Work Packages
EXPERT has 8 work packages (WPs). Table below presents the general project overview by laying out how the project is organised in work packages:
WP No |
Work Package Title |
Lead Beneficiary |
---|---|---|
WP1 | Management | UoW |
WP2 | User perspective | UMA |
WP3 | Data collection | Translated |
WP4 | Language technology, domain ontologies and terminologies | USAAR |
WP5 | Learning from and informing translators | USFD |
WP6 | Hybrid corpus-based approaches | DCU |
WP7 | Training | UvA |
WP8 | Dissemination | Pangeanic |
The activities involved in achieving the goals complement each other and their intertwining ensures high quality and innovative research output.

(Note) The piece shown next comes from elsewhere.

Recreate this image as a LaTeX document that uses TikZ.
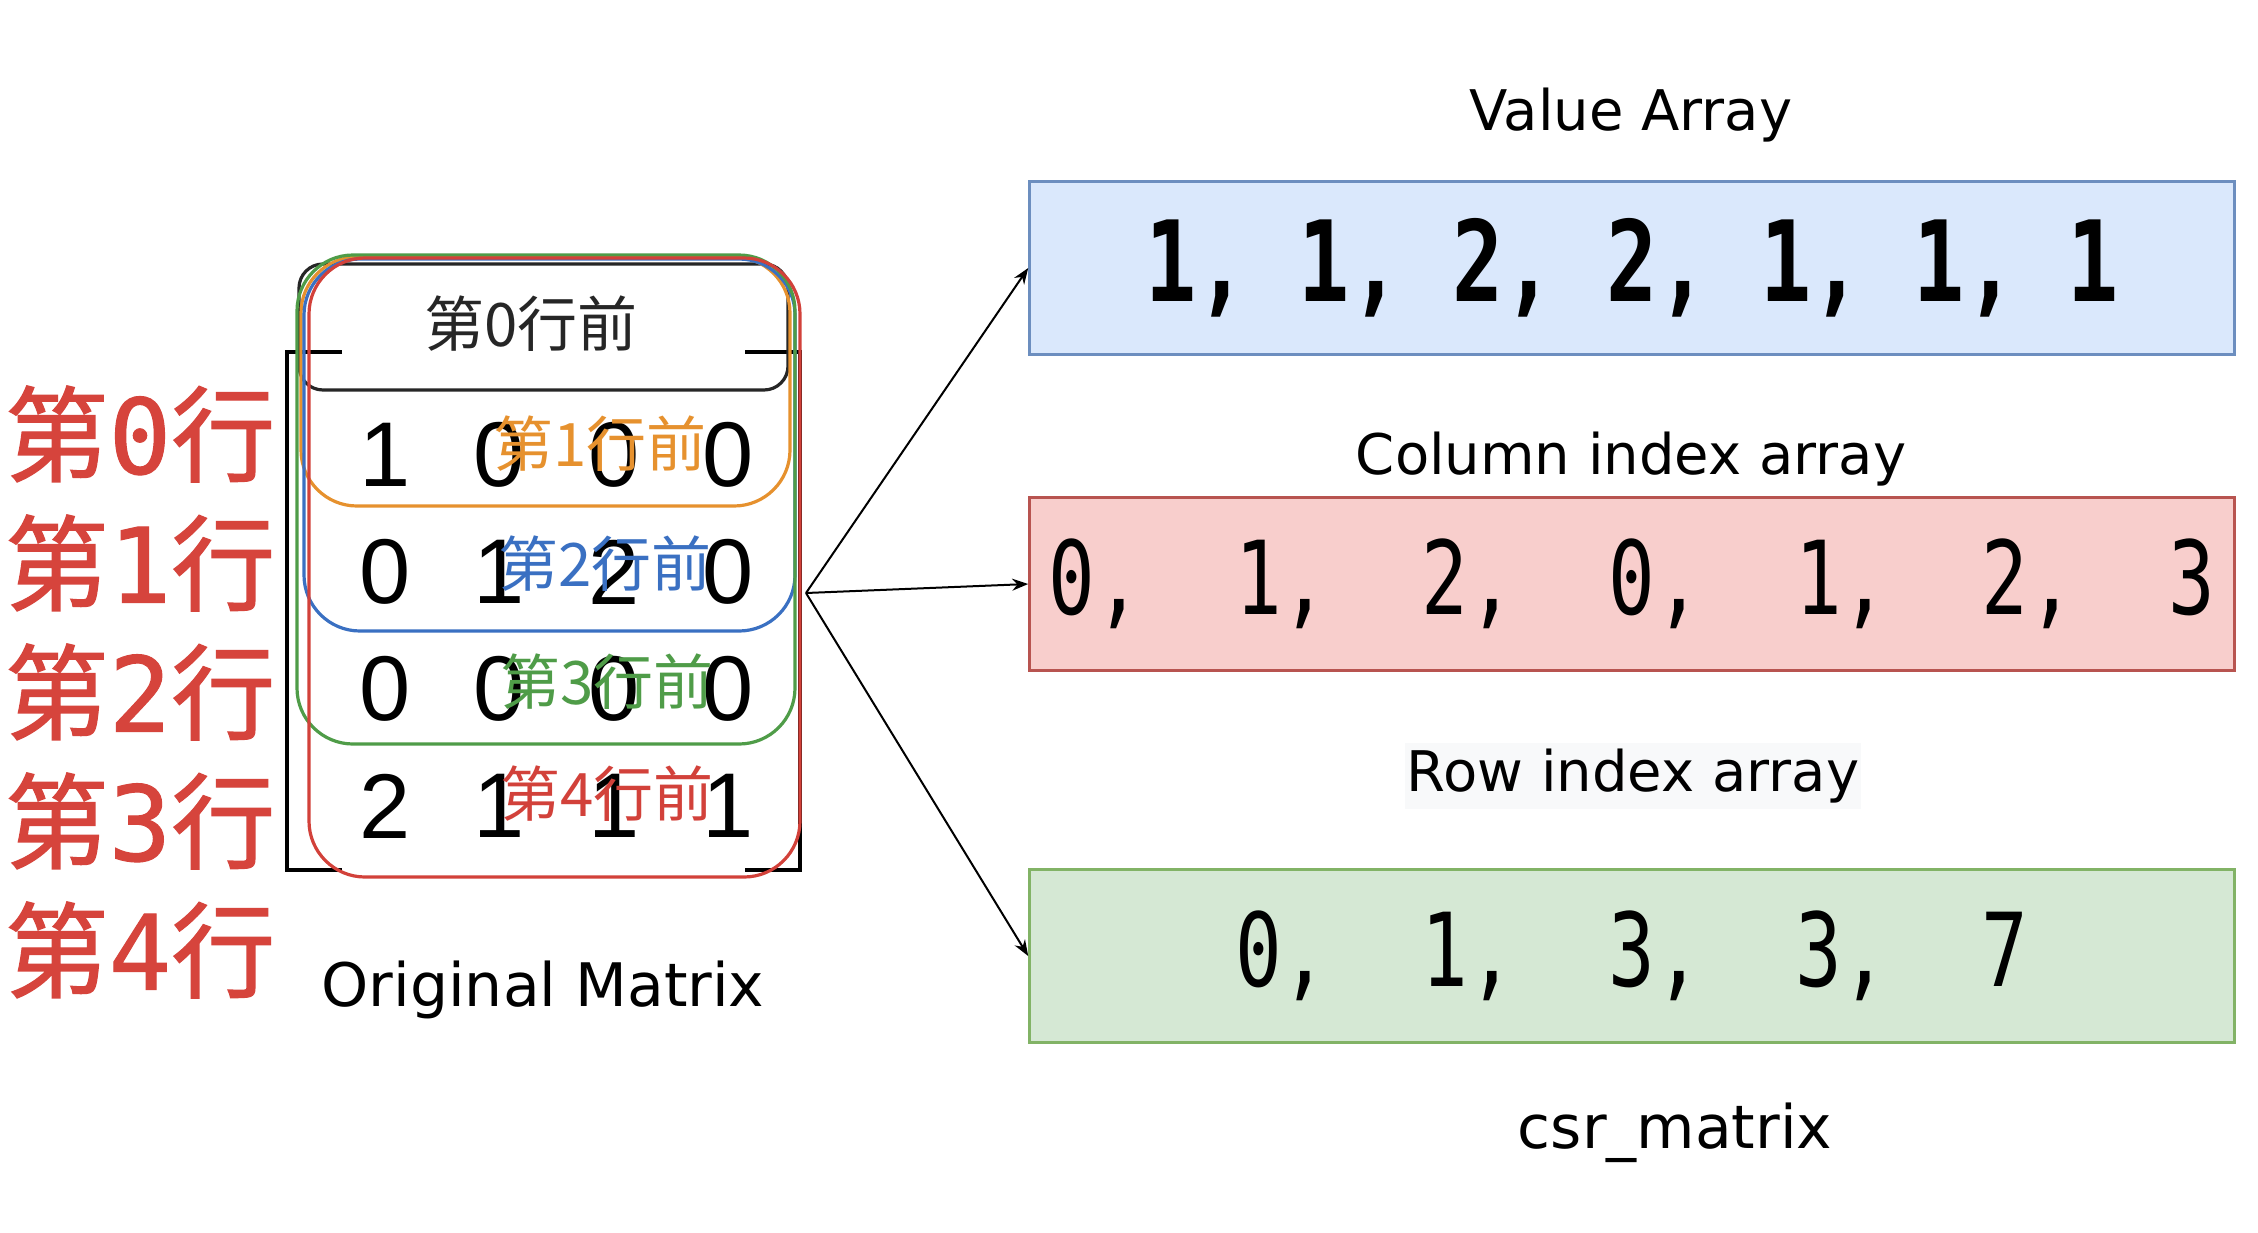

The proposed research programme is highly multidisciplinary and interdisciplinary, involving the areas of computer science, translation studies, linguistics, language technology, statistics and machine learning, and the interaction among all these areas. It also requires a high degree of intersectoral collaboration by bringing in the strong development and commercialisation experience from industrial partners. This is reflected by the different types and expertise of the academic and industrial institutions in the consortium and their contribution to different but interconnected portions of the scientific, training and implementation of this project.
The five main research sub-topics to be addressed in EXPERT are summarised in the table below, together with the state-of-the-art, main limitations and how these limitations will be addressed in EXPERT in order to obtain technologies that are maximally useful to human translators.
Topic |
State-of-the-art and limitations |
EXPERT solutions |
---|---|---|
User perspective | MT systems force the users to change their working style by imposing the use of sentential segments and not allowing reuse of translations. | Consider the real needs of translators, involving them in the development of technologies, and providing training to prepare them with new skills. |
Data collection and preparation | Existing TM, EBMT and SMT approaches have particular data constraints which prevent the use of the same data for different approaches. | Investigate how data repositories can be built automatically in a way that makes them useful to multiple corpus-based approaches to translation. |
Improve matching and retrieval with linguistic processing | The lack of linguistic processing constrains the retrieval of previous translation examples to those matching the input text at the surface level. | Investigate matching algorithms which rely on lexical, syntactic and semantic variations of texts, including the use of automatically acquired domain ontologies and terminology databases to intelligently replace such invariant parts, making translations consistent |
Hybrid approaches for translation | Hybrid corpus-based solutions consider each approach individually as a tool, not fully exploiting integration possibilities. | Fully integrate corpus-based approaches to improve translation quality and minimize translation effort and cost. |
Human translator in the loop: Informing users and learning from user feedback | In interactive workflows where humans post-edit/complete system translations, translators are not informed about the quality of the translations. The translators’ choice is at best saved for future use. | Generate confidence and quality estimation mechanisms to allow these choices to be based on the quality of the TM/MT output. Make use of translators’ feedback as produced at translation time to improve the system on the fly. |